JOB:
Select, from the material below, each line with "this" in it.

DATA SECTION:

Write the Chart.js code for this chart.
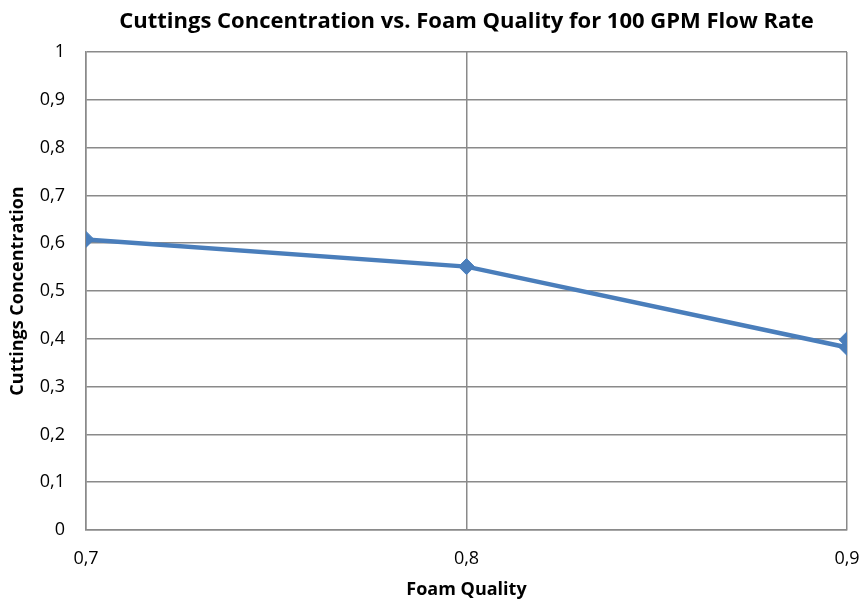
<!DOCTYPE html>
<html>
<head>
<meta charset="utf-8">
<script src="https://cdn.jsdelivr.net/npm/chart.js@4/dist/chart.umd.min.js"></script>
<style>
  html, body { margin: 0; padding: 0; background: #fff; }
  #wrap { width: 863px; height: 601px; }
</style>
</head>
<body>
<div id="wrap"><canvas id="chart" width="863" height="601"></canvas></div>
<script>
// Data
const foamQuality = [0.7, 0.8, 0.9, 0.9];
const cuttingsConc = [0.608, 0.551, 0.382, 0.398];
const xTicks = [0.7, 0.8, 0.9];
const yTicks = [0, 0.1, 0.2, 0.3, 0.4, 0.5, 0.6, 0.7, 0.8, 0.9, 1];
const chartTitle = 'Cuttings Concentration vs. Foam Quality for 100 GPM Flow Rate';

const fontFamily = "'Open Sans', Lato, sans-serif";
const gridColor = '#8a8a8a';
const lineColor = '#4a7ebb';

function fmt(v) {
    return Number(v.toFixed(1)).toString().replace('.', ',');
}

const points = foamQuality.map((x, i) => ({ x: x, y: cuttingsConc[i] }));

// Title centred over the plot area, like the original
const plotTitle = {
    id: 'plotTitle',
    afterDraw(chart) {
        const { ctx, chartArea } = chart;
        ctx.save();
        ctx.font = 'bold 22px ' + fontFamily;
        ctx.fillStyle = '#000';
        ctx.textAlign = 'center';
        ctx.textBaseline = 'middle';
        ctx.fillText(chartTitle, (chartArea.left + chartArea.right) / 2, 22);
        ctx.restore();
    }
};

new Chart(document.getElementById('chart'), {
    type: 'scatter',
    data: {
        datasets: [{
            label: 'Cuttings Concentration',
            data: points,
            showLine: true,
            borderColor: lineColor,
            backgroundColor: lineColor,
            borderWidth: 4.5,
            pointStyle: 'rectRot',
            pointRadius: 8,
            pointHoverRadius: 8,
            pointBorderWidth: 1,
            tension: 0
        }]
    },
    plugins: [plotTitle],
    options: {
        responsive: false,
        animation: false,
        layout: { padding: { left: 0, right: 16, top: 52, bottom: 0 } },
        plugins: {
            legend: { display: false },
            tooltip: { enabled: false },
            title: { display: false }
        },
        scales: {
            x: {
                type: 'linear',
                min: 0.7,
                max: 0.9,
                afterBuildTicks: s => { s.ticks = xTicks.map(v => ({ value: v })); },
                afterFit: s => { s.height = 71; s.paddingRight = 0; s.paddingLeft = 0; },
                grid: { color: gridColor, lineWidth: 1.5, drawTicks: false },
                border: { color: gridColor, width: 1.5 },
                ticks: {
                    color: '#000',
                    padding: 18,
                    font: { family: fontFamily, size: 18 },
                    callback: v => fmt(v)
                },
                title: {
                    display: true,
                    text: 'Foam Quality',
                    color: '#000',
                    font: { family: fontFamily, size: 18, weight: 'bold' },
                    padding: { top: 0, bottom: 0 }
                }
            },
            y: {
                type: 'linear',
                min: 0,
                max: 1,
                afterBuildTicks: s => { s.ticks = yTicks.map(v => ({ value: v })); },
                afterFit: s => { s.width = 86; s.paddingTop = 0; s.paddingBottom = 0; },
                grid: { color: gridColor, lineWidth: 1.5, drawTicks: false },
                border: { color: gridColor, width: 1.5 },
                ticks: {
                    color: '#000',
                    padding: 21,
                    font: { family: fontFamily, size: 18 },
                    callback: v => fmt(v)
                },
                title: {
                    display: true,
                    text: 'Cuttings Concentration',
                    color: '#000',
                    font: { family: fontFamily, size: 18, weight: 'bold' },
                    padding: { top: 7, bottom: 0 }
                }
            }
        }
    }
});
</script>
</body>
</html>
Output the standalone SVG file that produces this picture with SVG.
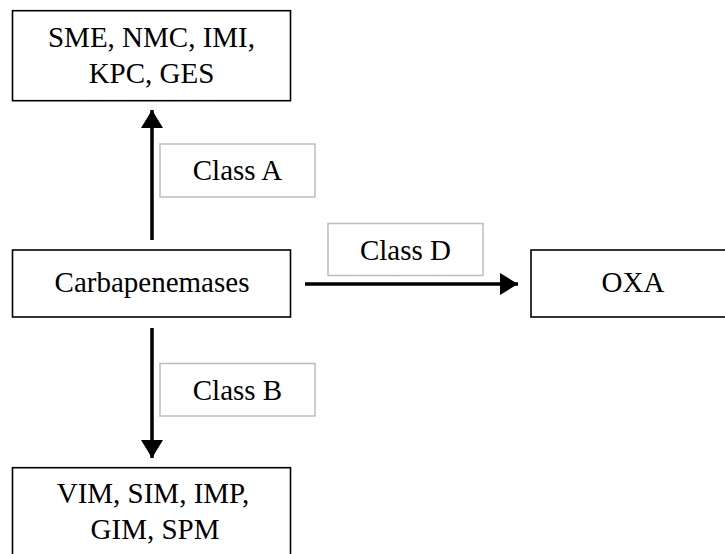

RESPONSE:
Write the Chart.js code for this chart.
Output the standalone SVG file that produces this picture with SVG.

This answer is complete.